IS200DVIBH1B

IS200DVIBH1B is a Vibration Input Terminal Board developed by GE as part of the Mark VI control system. This system includes a central control module linked to an operator interface composed of a PC workstation running a Windows operating system and integrated with turbine hardware. The DVIB board is a compact vibration terminal board that mounts on a DIN rail. It is built to UL 1604 standards for use in a 65 °C Class 1, Division 2 environment. The board features 13 vibration probes: eight vibration inputs, four position inputs, and one keyphasor input. It connects to the VVIB processor board via a 37-pin cable, similar to the larger TVIB terminal board. The VVIB supports up to two DVIB boards.

Features

• Designed for DIN-rail mounting, attaching to a plastic holder that slides along the rail.
• Compliant with UL 1604 specifications for operation in a 65°C Class 1, Division 2 environment. Available only in simplex configuration.
• Connects to the VVIB processor board using a 37-pin cable connector. Includes a 42-position screw connection terminal block, with screws 41 and 42 used for SCOM (ground) connections. This link should be as short as possible.
• Supports eight vibration inputs which can be accelerometer, velocity, proximity, or Velomitor. Each input point is assigned a specific sensor type via jumpers.
• Includes an onboard chip for diagnostics, performing high/low hardware and software limit checks. Alarms, faults, and trip conditions occur if X or Y probe pairs exceed their limits.

Operation

• The eight vibration inputs on the terminal board can be used for proximitor, accelerometer, seismic (velocity), or Velomitor inputs.
• Jumpers on the board assign sensor types to each input point: Seismic (S), Velomitor (V), and Proximity/Accelerometer (P/A). The proximitor provides a keyphasor input for phase angle reference once per revolution. All signals are decoupled to ground similarly to the TVIB board.
• An onboard ID chip identifies the board to the VVIB.

Configuration

• Jumpers JP1A through JP8A select the type of the first eight probes as follows:
  • S: Seismic
  • V: Velocity
  • P: Proximity
  • A: Accelerometer

Product Attributes

• Processes signals from vibration sensors installed on the turbine to provide real-time data to the control system.
• Compatible with proximity probes for shaft displacement or acceleration and velocity pickups for measuring vibration velocity. Supports both Bently Nevada and other vibration probes. Includes amplifiers and filters for signal processing.
• Features eight channels, each with its own amplifier and filter circuitry.
• Includes sensor and output connectors for connecting probes and the control system.
• Designed for reliability and accuracy in monitoring turbine vibrations, ensuring safe and efficient operation.

Characteristics

• Probe power: -24 V dc from the -28 V dc bus; each probe supply is current-limited to 12 mA per transducer.
• Rated RPM: Supports eight vibration channels if greater than 4,000 rpm; supports 16 vibration channels and other probes if less than 4,000 rpm.
• Buffered outputs: Amplitude accuracy is 0.1% for signals to the Bently Nevada 3500 vibration analysis system.

Software Maintenance Tools

• The Mark VI control system is fully programmable, using in-house software automation tools.
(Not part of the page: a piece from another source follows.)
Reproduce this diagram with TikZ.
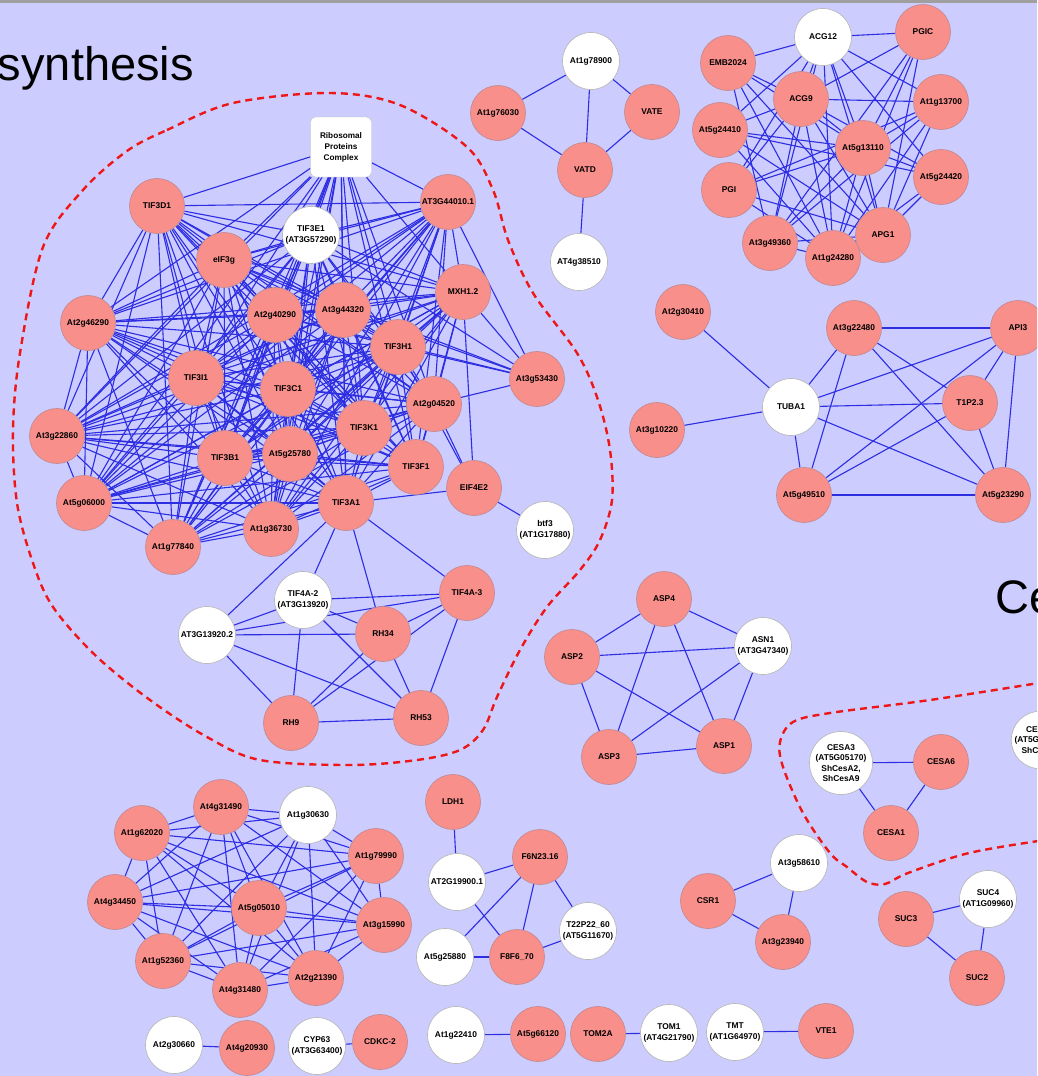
\documentclass[tikz,border=0pt]{standalone}
\usepackage{fontspec}
\setmainfont{Liberation Sans}

\definecolor{panel}{RGB}{204,204,255}
\definecolor{genefill}{RGB}{249,143,138}
\definecolor{generim}{RGB}{196,138,146}
\definecolor{ppiblue}{RGB}{45,45,226}
\definecolor{hullred}{RGB}{238,22,22}

\pgfdeclarelayer{back}
\pgfdeclarelayer{links}
\pgfsetlayers{back,links,main}

\tikzset{
  prot/.style={circle, draw=generim, fill=genefill, line width=0.7pt, minimum size=55pt,
    inner sep=0pt, align=center, font=\bfseries\fontsize{8.4}{10.5}\selectfont},
  known/.style={prot, fill=white, draw=gray!55, minimum size=57pt},
  ppi/.style={draw=ppiblue, line width=1.1pt},
  hull/.style={draw=hullred, line width=2.4pt, dash pattern=on 7pt off 5pt},
  heading/.style={inner sep=0pt, font=\fontsize{47}{50}\selectfont}
}

% eIF3 core and the larger families, all nodes listed for the loops
\def\corelist{ribo,tifEa,at3g44010,mxh,at3g44320,at2g40290,tifH,tifD,eif3g,at2g46290,tifI,tifC,at3g22860,tifB,at5g25780,at5g06000,at1g36730,at1g77840,at2g04520,tifK,tifF,tifA}
\def\ringlist{at4g31490,at1g30630,at1g62020,at1g79990,at4g34450,at5g05010,at3g15990,at1g52360,at2g21390,at4g31480}

\begin{document}
\begin{tikzpicture}[x=1pt, y=-1pt]
  \begin{pgfonlayer}{back}
    \fill[panel] (0,0) rectangle (1037,1076);
    \fill[gray!75] (0,0) rectangle (1037,3);
  \end{pgfonlayer}
  \useasboundingbox (0,0) rectangle (1037,1076);
  \clip (0,0) rectangle (1037,1076);

  \node[heading, anchor=base east] (titleA) at (194,80) {synthesis};
  \node[heading, anchor=base west] (titleB) at (995,613) {Ce};

  % translation initiation
  \node[draw=gray!50, fill=white, rounded corners=5pt, minimum width=61pt, minimum height=60pt,
    inner sep=0pt, align=center, font=\bfseries\fontsize{8.2}{11}\selectfont] (ribo) at (341,147) {Ribosomal\\Proteins\\Complex};
  \node[known] (tifEa) at (311,235) {TIF3E1\\(AT3G57290)};
  \node[prot] (at3g44010) at (448,202) {AT3G44010.1};
  \node[prot] (mxh) at (463,292) {MXH1.2};
  \node[prot] (at3g44320) at (343,310) {At3g44320};
  \node[prot] (at2g40290) at (275,315) {At2g40290};
  \node[prot] (tifH) at (398,347) {TIF3H1};
  \node[prot] (tifD) at (157,206) {TIF3D1};
  \node[prot] (eif3g) at (224,260) {eIF3g};
  \node[prot] (at2g46290) at (88,323) {At2g46290};
  \node[prot] (tifI) at (196,378) {TIF3I1};
  \node[prot] (tifC) at (288,389) {TIF3C1};
  \node[prot] (at3g22860) at (57,436) {At3g22860};
  \node[prot] (tifB) at (225,458) {TIF3B1};
  \node[prot] (at5g25780) at (290,454) {At5g25780};
  \node[prot] (at5g06000) at (84,503) {At5g06000};
  \node[prot] (at1g36730) at (271,529) {At1g36730};
  \node[prot] (at1g77840) at (173,547) {At1g77840};
  \node[prot] (at3g53430) at (537,379) {At3g53430};
  \node[prot] (at2g04520) at (434,404) {At2g04520};
  \node[prot] (tifK) at (364,428) {TIF3K1};
  \node[prot] (tifF) at (416,467) {TIF3F1};
  \node[prot] (eif4e) at (474,488) {EIF4E2};
  \node[prot] (tifA) at (346,503) {TIF3A1};
  \node[known] (btf) at (545,530) {btf3\\(AT1G17880)};
  \node[prot] (tifAc) at (467,593) {TIF4A-3};
  \node[known] (tifAb) at (303,600) {TIF4A-2\\(AT3G13920)};
  \node[known] (at3g13920) at (207,635) {AT3G13920.2};
  \node[prot] (rh34) at (383,634) {RH34};
  \node[prot] (rh9) at (291,723) {RH9};
  \node[prot] (rh53) at (421,718) {RH53};

  % V-ATPase
  \node[known] (at1g78900) at (591,61) {At1g78900};
  \node[prot] (at1g76030) at (498,113) {At1g76030};
  \node[prot] (vate) at (652,112) {VATE};
  \node[prot] (vatd) at (585,170) {VATD};
  \node[known] (at4g38510) at (579,262) {AT4g38510};

  % starch / glucose
  \node[known] (acg12) at (823,37) {ACG12};
  \node[prot] (pgic) at (923,32) {PGIC};
  \node[prot] (emb) at (728,63) {EMB2024};
  \node[prot] (acg9) at (801,99) {ACG9};
  \node[prot] (at1g13700) at (941,102) {At1g13700};
  \node[prot] (at5g24410) at (720,130) {At5g24410};
  \node[prot] (at5g13110) at (863,148) {At5g13110};
  \node[prot] (at5g24420) at (941,177) {At5g24420};
  \node[prot] (pgi) at (729,190) {PGI};
  \node[prot] (apg1) at (883,235) {APG1};
  \node[prot] (at3g49360) at (770,243) {At3g49360};
  \node[prot] (at1g24280) at (833,258) {At1g24280};

  % tubulin
  \node[prot] (at2g30410) at (683,312) {At2g30410};
  \node[prot] (at3g22480) at (854,328) {At3g22480};
  \node[prot] (api3) at (1018,328) {API3};
  \node[known] (tuba1) at (791,407) {TUBA1};
  \node[prot] (t1p23) at (970,403) {T1P2.3};
  \node[prot] (at3g10220) at (657,430) {At3g10220};
  \node[prot] (at5g49510) at (804,495) {At5g49510};
  \node[prot] (at5g23290) at (1003,495) {At5g23290};

  % aspartate
  \node[prot] (asp4) at (664,599) {ASP4};
  \node[known] (asn1) at (763,646) {ASN1\\(AT3G47340)};
  \node[prot] (asp2) at (572,657) {ASP2};
  \node[prot] (asp1) at (724,746) {ASP1};
  \node[prot] (asp3) at (609,757) {ASP3};

  % cellulose synthase
  \node[known] (cesa3) at (841,763) {CESA3\\(AT5G05170)\\ShCesA2,\\ShCesA9};
  \node[prot] (cesa6) at (941,762) {CESA6};
  \node[prot] (cesa1) at (891,833) {CESA1};
  \node[known] (cesaX) at (1040,740) {CE\hphantom{SA5}\\(AT5G\hphantom{09870)}\\ShCe\hphantom{sA5}};

  % lower left ring
  \node[prot] (at4g31490) at (221,807) {At4g31490};
  \node[known] (at1g30630) at (308,815) {At1g30630};
  \node[prot] (at1g62020) at (142,833) {At1g62020};
  \node[prot] (at1g79990) at (376,856) {At1g79990};
  \node[prot] (at4g34450) at (115,902) {At4g34450};
  \node[prot] (at5g05010) at (259,908) {At5g05010};
  \node[prot] (at3g15990) at (384,925) {At3g15990};
  \node[prot] (at1g52360) at (163,961) {At1g52360};
  \node[prot] (at2g21390) at (316,978) {At2g21390};
  \node[prot] (at4g31480) at (240,990) {At4g31480};

  % small groups
  \node[known] (at2g30660) at (174,1045) {At2g30660};
  \node[prot] (at4g20930) at (247,1048) {At4g20930};
  \node[known] (cyp63) at (317,1046) {CYP63\\(AT3G63400)};
  \node[prot] (cdkc2) at (380,1042) {CDKC-2};
  \node[prot] (ldh1) at (453,802) {LDH1};
  \node[known] (at2g19900) at (457,882) {AT2G19900.1};
  \node[prot] (f6n23) at (540,857) {F6N23.16};
  \node[known] (t22p22) at (588,931) {T22P22\_60\\(AT5G11670)};
  \node[known] (at5g25880) at (445,957) {At5g25880};
  \node[prot] (f8f6) at (517,957) {F8F6\_70};
  \node[known] (at3g58610) at (799,863) {At3g58610};
  \node[prot] (csr1) at (708,901) {CSR1};
  \node[prot] (at3g23940) at (783,942) {At3g23940};
  \node[known] (suc4) at (988,899) {SUC4\\(AT1G09960)};
  \node[prot] (suc3) at (906,919) {SUC3};
  \node[prot] (suc2) at (977,978) {SUC2};
  \node[known] (at1g22410) at (456,1035) {At1g22410};
  \node[prot] (at5g66120) at (538,1034) {At5g66120};
  \node[prot] (tom2a) at (598,1034) {TOM2A};
  \node[known] (tom1) at (669,1033) {TOM1\\(AT4G21790)};
  \node[known] (tmt) at (735,1032) {TMT\\(AT1G64970)};
  \node[prot] (vte1) at (826,1031) {VTE1};

  % group outlines
  \draw[hull] plot[smooth cycle, tension=0.55] coordinates {(127,151) (167,130) (233,103) (330,93)
    (400,105) (467,147) (493,190) (508,240) (533,293) (577,353) (598,400) (610,450) (612,500)
    (600,540) (580,570) (547,607) (520,650) (497,697) (483,730) (460,750) (417,760) (350,765)
    (260,760) (207,737) (150,700) (95,655) (53,607) (33,563) (17,503) (13,430) (20,353)
    (43,247) (83,190)};
  \draw[hull] plot[smooth, tension=0.55] coordinates {(1045,682) (930,700) (830,713) (793,722)
    (780,742) (783,767) (803,813) (830,853) (847,867) (867,882) (885,884) (908,873) (969,853)
    (1045,840)};

  \begin{pgfonlayer}{links}
    % dense clusters: every pair
    \foreach \a [count=\i] in \corelist
      \foreach \b [count=\j] in \corelist
        {\ifnum\i<\j \draw[ppi] (\a) -- (\b);\fi}
    \foreach \a [count=\i] in \ringlist
      \foreach \b [count=\j] in \ringlist
        {\ifnum\i<\j \draw[ppi] (\a) -- (\b);\fi}

    \foreach \a/\b in {at3g53430/at3g44010, at3g53430/mxh, at3g53430/tifH, at3g53430/at3g44320,
        at3g53430/at2g40290, at3g53430/tifEa, at3g53430/eif3g, at3g53430/at2g04520,
        eif4e/at2g04520, eif4e/tifH, eif4e/mxh, eif4e/tifA, eif4e/btf,
        tifA/tifAb, tifA/at3g13920, tifA/rh34, tifA/tifAc,
        tifAb/tifAc, tifAb/rh34, tifAb/rh9, tifAb/rh53, tifAb/at3g13920,
        at3g13920/tifAc, at3g13920/rh34, at3g13920/rh9, at3g13920/rh53,
        tifAc/rh34, tifAc/rh9, tifAc/rh53, rh34/rh53, rh34/rh9, rh9/rh53}
      \draw[ppi] (\a) -- (\b);

    \foreach \a/\b in {at1g78900/at1g76030, at1g78900/vate, at1g78900/vatd, at1g76030/vatd,
        vate/vatd, vatd/at4g38510}
      \draw[ppi] (\a) -- (\b);

    \foreach \a/\b in {acg12/emb, acg12/pgic, acg12/acg9, acg12/at5g24410, acg12/pgi,
        acg12/at3g49360, acg12/at1g24280, acg12/apg1, acg12/at5g13110, acg12/at5g24420,
        acg12/at1g13700, pgic/acg9, pgic/at5g13110, pgic/apg1, pgic/at1g24280, pgic/at3g49360,
        emb/acg9, emb/at5g13110, emb/apg1, emb/at1g24280, emb/at3g49360,
        acg9/at1g13700, acg9/at5g24410, acg9/pgi, acg9/at3g49360, acg9/at1g24280, acg9/apg1,
        acg9/at5g13110, acg9/at5g24420, at5g24410/at5g13110, at5g24410/apg1,
        at5g24410/at1g24280, at5g24410/at5g24420, pgi/at5g13110, pgi/apg1, pgi/at1g24280,
        pgi/at1g13700, at1g13700/at5g13110, at1g13700/apg1, at1g13700/at1g24280,
        at1g13700/at3g49360, at5g13110/at5g24420, at5g13110/apg1, at5g13110/at1g24280,
        at5g13110/at3g49360, at5g24420/apg1, at5g24420/at1g24280, apg1/at1g24280,
        apg1/at3g49360, at3g49360/at1g24280}
      \draw[ppi] (\a) -- (\b);

    \foreach \a/\b in {at2g30410/tuba1, at3g10220/tuba1, tuba1/at3g22480, tuba1/api3,
        tuba1/t1p23, tuba1/at5g49510, tuba1/at5g23290, at3g22480/api3, at3g22480/t1p23,
        at3g22480/at5g23290, at3g22480/at5g49510, api3/t1p23, api3/at5g49510,
        api3/at5g23290, t1p23/at5g49510, t1p23/at5g23290, at5g49510/at5g23290}
      \draw[ppi] (\a) -- (\b);

    \foreach \a/\b in {asp4/asp2, asp4/asn1, asp4/asp3, asp4/asp1, asp2/asn1, asp2/asp3,
        asp2/asp1, asn1/asp3, asn1/asp1, asp3/asp1,
        cesa3/cesa6, cesa3/cesa1, cesa6/cesa1,
        at2g30660/at4g20930, cyp63/cdkc2,
        ldh1/at2g19900, at2g19900/f6n23, at2g19900/f8f6, f6n23/at5g25880, f6n23/f8f6,
        f6n23/t22p22, at5g25880/f8f6, f8f6/t22p22,
        at3g58610/csr1, at3g58610/at3g23940, csr1/at3g23940,
        suc4/suc3, suc4/suc2, suc3/suc2,
        at1g22410/at5g66120, tom2a/tom1, tmt/vte1}
      \draw[ppi] (\a) -- (\b);
  \end{pgfonlayer}
\end{tikzpicture}
\end{document}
It integrates proven GE control and protection algorithms with I/O, sequencing, and displays.
• Contains a software library with general-purpose blocks, math blocks, macros, and application-specific blocks. Operates on a QNX operating system with real-time applications, multitasking, and priority-driven scheduling.
• Supports software frame rates of 10, 20, and 40 milliseconds, with the ability to make changes to application software during operation. All application software is stored in non-volatile flash memory in the Control Module.

Connectivity

• Establishes a robust connection to the VVIB processor board via a 37-pin cable connector, ensuring reliable communication within the system.
• Includes a 42-position screw connection terminal block for secure SCOM (ground) connections.

Enhanced Diagnostics

• High/Low Hardware Limit Checks: Monitors parameters against predefined thresholds to detect deviations, such as voltage or temperature measurements.
• High/Low Software Limit Checks: Employs software-defined limits to compare data against thresholds within the system's software parameters.
• Responses to Limit Exceedance:
  • Probe Alarms: Alerts are raised for deviations from established limits.
  • Fault Identification: Logs faults related to exceeded limits for diagnosis.
  • Trip Conditions Activation: Triggers emergency protocols or shutdowns in critical situations.

Installation and Connectivity

• Insert the equipment into the dedicated plastic holder for DIN-rail mounting to ensure stability and ease of access.
• Connect vibration probes to the DVIB board via a 42-terminal block, ensuring a secure link between the probes and the board.